Wednesday, August 10, 2011

A House


10 August 2011

Sometimes we feel a little lonely and down due to our isolation here in Mbuji-Mayi.  Then the Lord reminds us that He knows we are here.


This is the week of the butterflies.  Most of them look like this one but there are others too.  Later the caterpillars will come and eat our plants.  


Though it is the dry season, we have flowers in our garden here.  The gardner is quite proud of the flowers he has planted.  This one just bloomed this week.


This little spider (yes spider) likes the flowers too.  The flowers attract the butterflies ... and you know the rest of the story.  "Said the spider to the (butter) fly"  Simba the gardner was removing cobwebs and I noticed something hanging on the web.  This spider looks like a little crab. 


The underside of our spider.  Count the legs.


This is a palm nut from which is extracted the dreaded palm oil.  Ann avoids foods with palm oil.  Here the Africans extract the oil by boiling these nuts and skimming the oil off the water.  I'm sure that big factories use a different process.  People here pop these nuts in the mouth, expel the soft shell, chew on the fibers inside, and then spit out the large nut.  I haven't tried one.


There's a large palm tree across the street through the electric wires.  


Our "blue house" in DayBreak solicited a comment from one of the Laputa sister missionaries who looked through our photo album.  Said she upon seeing this photo: "Is that a temple?"  

Granted that her knowledge of English was limited, I still found her comment insightful.  Yes, we do consider our "blue house" to be a temple.  We dedicated our home and asked the Lord to bless it and to protect it.  We do the Lord's work in this house: We welcome our family and cherish their visits.  We do genealogy in our "temple" house.  It's a temple with a small "t".  

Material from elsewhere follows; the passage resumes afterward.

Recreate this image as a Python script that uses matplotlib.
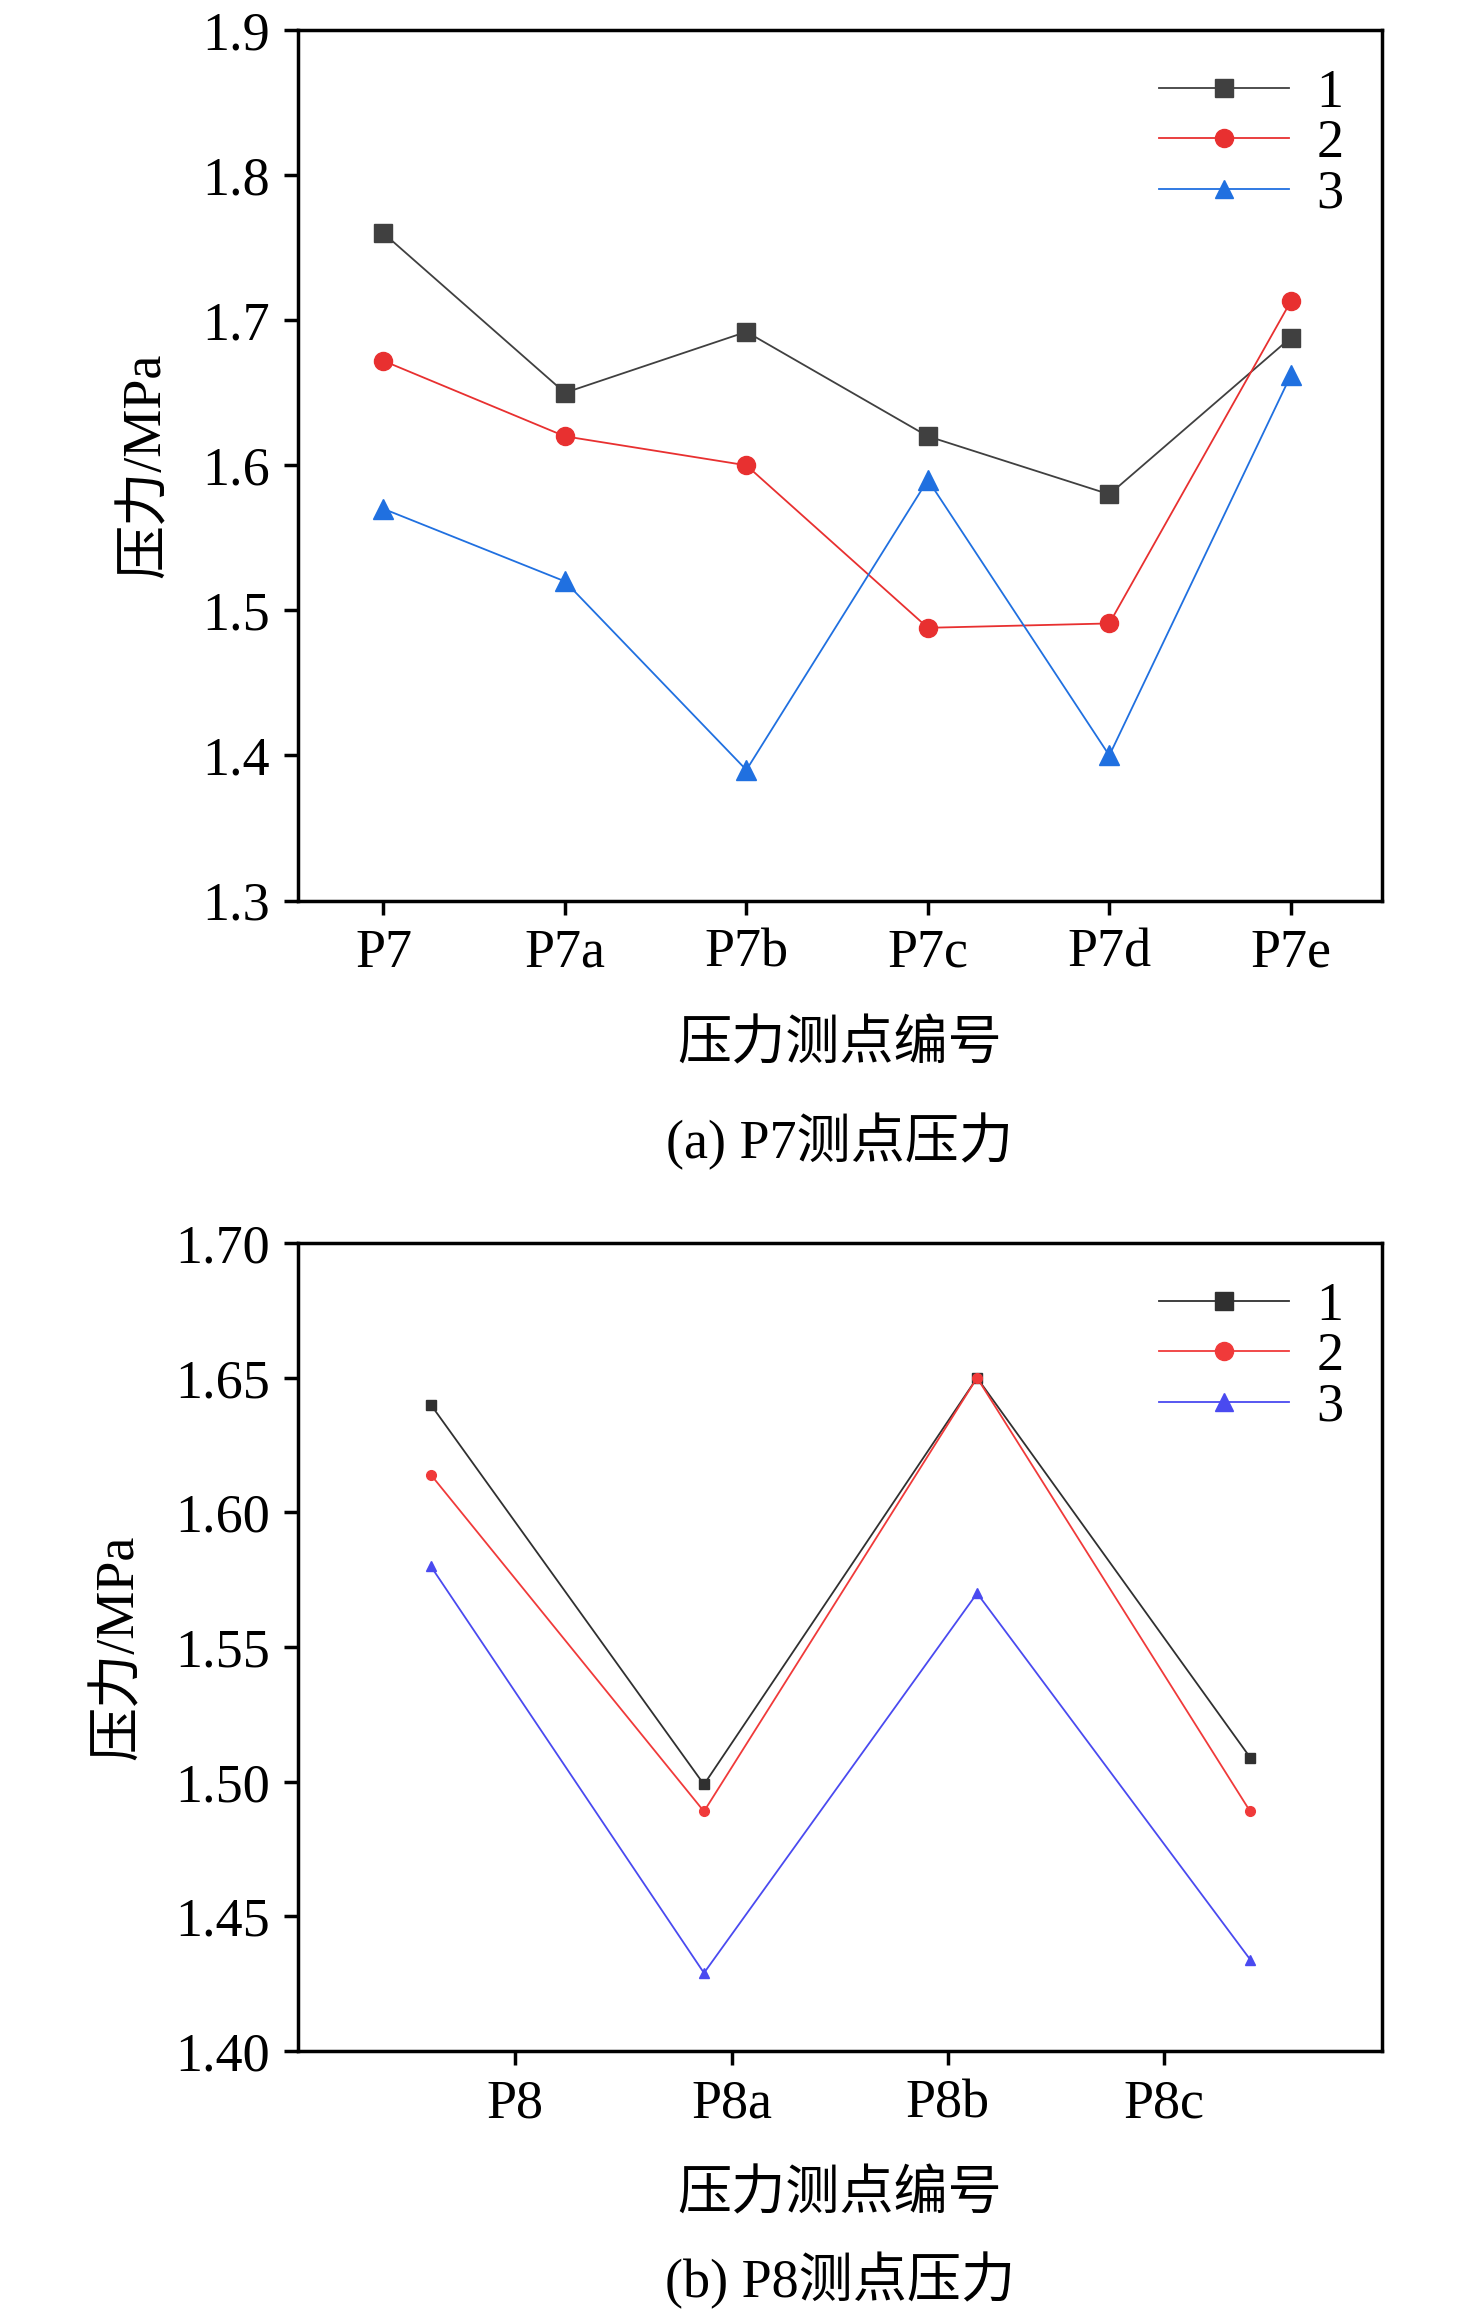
import matplotlib
matplotlib.use("Agg")
import matplotlib.pyplot as plt

plt.rcParams['font.family'] = ['Liberation Serif', 'Noto Sans CJK SC']
plt.rcParams['font.size'] = 39

cats_a = ['P7', 'P7a', 'P7b', 'P7c', 'P7d', 'P7e']
a1 = [1.76, 1.65, 1.692, 1.62, 1.58, 1.688]
a2 = [1.672, 1.62, 1.60, 1.488, 1.491, 1.713]
a3 = [1.57, 1.52, 1.39, 1.59, 1.40, 1.662]

cats_b = ['P8', 'P8a', 'P8b', 'P8c']
b_tick_pos = [0.308, 1.103, 1.892, 2.686]
b1 = [1.64, 1.499, 1.65, 1.509]
b2 = [1.614, 1.489, 1.65, 1.489]
b3 = [1.58, 1.429, 1.57, 1.434]

fig = plt.figure(figsize=(14.76, 23.15), dpi=100)
ax1 = fig.add_axes([0.202, 0.611, 0.734, 0.376])
ax2 = fig.add_axes([0.202, 0.114, 0.734, 0.349])

xa = range(len(cats_a))
ax1.plot(xa, a1, color='#404040', marker='s', ms=13, lw=1.3, label='1')
ax1.plot(xa, a2, color='#e83030', marker='o', ms=13, lw=1.3, label='2')
ax1.plot(xa, a3, color='#2070e0', marker='^', ms=14, lw=1.3, label='3')
ax1.set_xlim(-0.47, 5.5)
ax1.set_ylim(1.3, 1.9)
ax1.set_xticks(list(xa))
ax1.set_xticklabels(cats_a)
ax1.set_yticks([1.3, 1.4, 1.5, 1.6, 1.7, 1.8, 1.9])

xb = range(len(cats_b))
ax2.plot(xb, b1, color='#303030', marker='s', ms=7, lw=1.3, label='1')
ax2.plot(xb, b2, color='#f03a3a', marker='o', ms=7, lw=1.3, label='2')
ax2.plot(xb, b3, color='#4a4af0', marker='^', ms=7, lw=1.3, label='3')
ax2.set_xlim(-0.486, 3.481)
ax2.set_ylim(1.40, 1.70)
ax2.set_xticks(b_tick_pos)
ax2.set_xticklabels(cats_b)
ax2.set_yticks([1.40, 1.45, 1.50, 1.55, 1.60, 1.65, 1.70])
ax2.set_yticklabels(['%.2f' % v for v in [1.40, 1.45, 1.50, 1.55, 1.60, 1.65, 1.70]])

for ax in (ax1, ax2):
    for s in ax.spines.values():
        s.set_linewidth(2.5)
    ax.tick_params(direction='out', width=2.5, length=10, pad=10)
    ax.set_ylabel('压力/MPa', labelpad=22)
    ax.set_xlabel('压力测点编号', labelpad=30)
    leg = ax.legend(loc='upper right', frameon=False, handlelength=2.4,
                    handletextpad=0.5, labelspacing=0.0, borderaxespad=0.3,
                    fontsize=39)
    for h in leg.legend_handles:
        h.set_markersize(13)

fig.text(0.569, 0.507, '(a) P7测点压力', ha='center', va='center')
fig.text(0.569, 0.015, '(b) P8测点压力', ha='center', va='center')
fig.savefig('out.png', dpi=100)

This is a Temple with a capital "T".  It also welcomes families and seals generations together.  


This a our home in Mbuji-Mayi, Congo.  Before we saw it, Ann asked the Lord to provide a home with certain features.  She desired tile on the floors and walls.  She desired a home with a pleasant view.  She desired a home that would provide us safety.  The Lord provided for all her desires. (Check out "desires" in the scriptures.)   He gave us perhaps the nicest home in all of Mbuji-Mayi.  And He keeps blessing us.    We now have 24-hour electricity.  (Before we had no power during the day.)  We now have 'high speed' internet (with a small 'h' and single quotation marks).  (Before we couldn't use skype or magic-jack without echos and annoying delays.)  We no longer have odors coming from the bathrooms.  (We no longer use the "uni-sex urinal pictured in an earlier blog.  We had it repaired twice but it still leaked.)  Water is still a problem throughout the whole city.  A good brother fills our 13 yellow bidons (water jugs) and we flush with a large bucket and we take sponge baths with small bucket, kneeling in the tub. 

Life is good.  We especially love hearing from our family.  (Friends are good too.)

Not much in this blog other than we are thankful for His blessings.  He has pre-provided everything we need.  

dad and mom   

1 comment:

  1. I am interested given that I was born in mbujiMayi few years ago.